# TASK DETAILS:
Everything from the first line of the data below through the line that contains "num_features = np.array([2, 3, 4, 5, 6, 7, 8, 9])" should be written out exactly, please, and nothing more; the pictures stay out.

# DATA:
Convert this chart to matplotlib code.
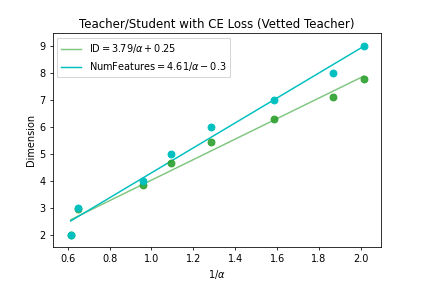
import matplotlib
matplotlib.use('Agg')
import matplotlib.pyplot as plt
import numpy as np

# 1/alpha values (x)
inv_alpha = np.array([0.614, 0.651, 0.961, 1.093, 1.285, 1.586, 1.868, 2.014])
# measured intrinsic dimension (green) and number of features (cyan)
id_vals = np.array([2.0, 2.96, 3.86, 4.67, 5.46, 6.30, 7.12, 7.77])
num_features = np.array([2, 3, 4, 5, 6, 7, 8, 9])

# fit coefficients as printed in the legend
id_slope, id_icpt = 3.79, 0.25
nf_slope, nf_icpt = 4.61, -0.3

fig = plt.figure(figsize=(6, 4.005), dpi=424 / 6)
ax = fig.add_subplot(111)
fig.subplots_adjust(left=0.124, right=0.899, bottom=0.128, top=0.882)

xs = np.array([inv_alpha.min(), inv_alpha.max()])
ax.plot(xs, id_slope * xs + id_icpt, color='#2ca02c', alpha=0.6,
        label=r'$\mathrm{ID} = 3.79/\alpha + 0.25$')
ax.scatter(inv_alpha, id_vals, color='#2ca02c', alpha=0.9, s=49, zorder=3)
ax.plot(xs, nf_slope * xs + nf_icpt, color='c',
        label=r'$\mathrm{NumFeatures} = 4.61/\alpha - 0.3$')
ax.scatter(inv_alpha, num_features, color='c', s=49, zorder=4)

ax.set_xlim(0.528, 2.097)
ax.set_ylim(1.58, 9.46)
ax.set_xlabel(r'$1/\alpha$')
ax.set_ylabel('Dimension')
ax.set_title('Teacher/Student with CE Loss (Vetted Teacher)')
ax.legend(loc='upper left', fancybox=False, edgecolor='#cccccc')

fig.savefig('out.png', dpi=424 / 6)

# OUTPUT:
Convert this chart to matplotlib code.
import matplotlib
matplotlib.use('Agg')
import matplotlib.pyplot as plt
import numpy as np

# 1/alpha values (x)
inv_alpha = np.array([0.614, 0.651, 0.961, 1.093, 1.285, 1.586, 1.868, 2.014])
# measured intrinsic dimension (green) and number of features (cyan)
id_vals = np.array([2.0, 2.96, 3.86, 4.67, 5.46, 6.30, 7.12, 7.77])
num_features = np.array([2, 3, 4, 5, 6, 7, 8, 9])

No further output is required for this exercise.